◆ Material provided ◆
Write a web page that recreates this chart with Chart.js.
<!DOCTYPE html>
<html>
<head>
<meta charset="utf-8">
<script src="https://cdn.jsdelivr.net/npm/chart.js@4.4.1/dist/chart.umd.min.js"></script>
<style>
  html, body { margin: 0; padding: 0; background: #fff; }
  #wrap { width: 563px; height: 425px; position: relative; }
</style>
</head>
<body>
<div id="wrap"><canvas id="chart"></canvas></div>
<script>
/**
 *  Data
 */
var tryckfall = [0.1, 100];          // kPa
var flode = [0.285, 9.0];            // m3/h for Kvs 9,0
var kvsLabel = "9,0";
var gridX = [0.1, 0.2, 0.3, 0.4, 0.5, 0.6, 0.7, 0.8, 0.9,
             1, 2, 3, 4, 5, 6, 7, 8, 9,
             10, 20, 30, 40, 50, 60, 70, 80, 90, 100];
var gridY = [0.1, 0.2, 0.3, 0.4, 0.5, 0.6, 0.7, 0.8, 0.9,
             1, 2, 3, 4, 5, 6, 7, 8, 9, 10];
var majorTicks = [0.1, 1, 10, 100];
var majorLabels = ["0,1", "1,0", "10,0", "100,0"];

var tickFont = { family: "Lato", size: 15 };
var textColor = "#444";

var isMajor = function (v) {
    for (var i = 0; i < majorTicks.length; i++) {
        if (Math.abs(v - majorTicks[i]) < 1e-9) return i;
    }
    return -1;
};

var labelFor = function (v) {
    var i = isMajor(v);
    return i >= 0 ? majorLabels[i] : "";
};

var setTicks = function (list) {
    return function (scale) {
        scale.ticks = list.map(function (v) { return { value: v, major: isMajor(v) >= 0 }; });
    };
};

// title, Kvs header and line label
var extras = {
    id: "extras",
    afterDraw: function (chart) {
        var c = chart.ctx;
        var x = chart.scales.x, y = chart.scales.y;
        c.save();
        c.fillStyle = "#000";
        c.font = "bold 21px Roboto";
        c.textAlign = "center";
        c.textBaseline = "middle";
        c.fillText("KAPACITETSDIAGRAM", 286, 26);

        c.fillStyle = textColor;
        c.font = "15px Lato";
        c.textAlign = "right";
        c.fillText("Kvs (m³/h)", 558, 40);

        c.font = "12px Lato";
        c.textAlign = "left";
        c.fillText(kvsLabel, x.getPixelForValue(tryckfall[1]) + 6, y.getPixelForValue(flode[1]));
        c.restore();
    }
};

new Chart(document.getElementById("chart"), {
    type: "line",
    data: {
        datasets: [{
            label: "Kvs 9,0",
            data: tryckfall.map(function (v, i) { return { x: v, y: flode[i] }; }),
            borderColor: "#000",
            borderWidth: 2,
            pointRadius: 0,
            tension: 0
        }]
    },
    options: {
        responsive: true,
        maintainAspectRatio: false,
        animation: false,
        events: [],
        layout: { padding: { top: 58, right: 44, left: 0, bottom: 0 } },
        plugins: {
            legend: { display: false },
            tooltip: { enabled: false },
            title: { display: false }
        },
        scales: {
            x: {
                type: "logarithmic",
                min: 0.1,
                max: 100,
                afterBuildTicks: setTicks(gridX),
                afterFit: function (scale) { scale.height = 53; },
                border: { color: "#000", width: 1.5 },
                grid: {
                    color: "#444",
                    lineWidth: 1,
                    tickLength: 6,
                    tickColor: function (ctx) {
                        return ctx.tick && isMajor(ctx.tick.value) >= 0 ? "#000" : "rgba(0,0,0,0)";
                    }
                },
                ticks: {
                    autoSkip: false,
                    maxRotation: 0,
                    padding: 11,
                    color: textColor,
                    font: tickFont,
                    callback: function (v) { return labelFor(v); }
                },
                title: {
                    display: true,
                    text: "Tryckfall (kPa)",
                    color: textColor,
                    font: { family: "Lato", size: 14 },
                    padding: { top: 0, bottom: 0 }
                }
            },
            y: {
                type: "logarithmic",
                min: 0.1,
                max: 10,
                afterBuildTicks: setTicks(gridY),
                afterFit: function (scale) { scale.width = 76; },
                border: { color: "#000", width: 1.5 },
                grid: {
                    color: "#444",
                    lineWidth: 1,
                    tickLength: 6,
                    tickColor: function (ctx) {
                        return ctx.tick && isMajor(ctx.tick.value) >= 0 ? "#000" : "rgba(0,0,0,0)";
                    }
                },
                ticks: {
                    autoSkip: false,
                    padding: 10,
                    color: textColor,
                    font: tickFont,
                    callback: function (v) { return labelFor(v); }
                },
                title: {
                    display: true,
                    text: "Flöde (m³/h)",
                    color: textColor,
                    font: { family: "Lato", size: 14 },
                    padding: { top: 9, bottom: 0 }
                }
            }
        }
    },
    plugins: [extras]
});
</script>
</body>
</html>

◆ Required task ◆
Lines of the material that contain the word "chart" are to be gathered.

◆ Task response ◆
Write a web page that recreates this chart with Chart.js.
<script src="https://cdn.jsdelivr.net/npm/chart.js@4.4.1/dist/chart.umd.min.js"></script>
<div id="wrap"><canvas id="chart"></canvas></div>
    afterDraw: function (chart) {
        var c = chart.ctx;
        var x = chart.scales.x, y = chart.scales.y;
new Chart(document.getElementById("chart"), {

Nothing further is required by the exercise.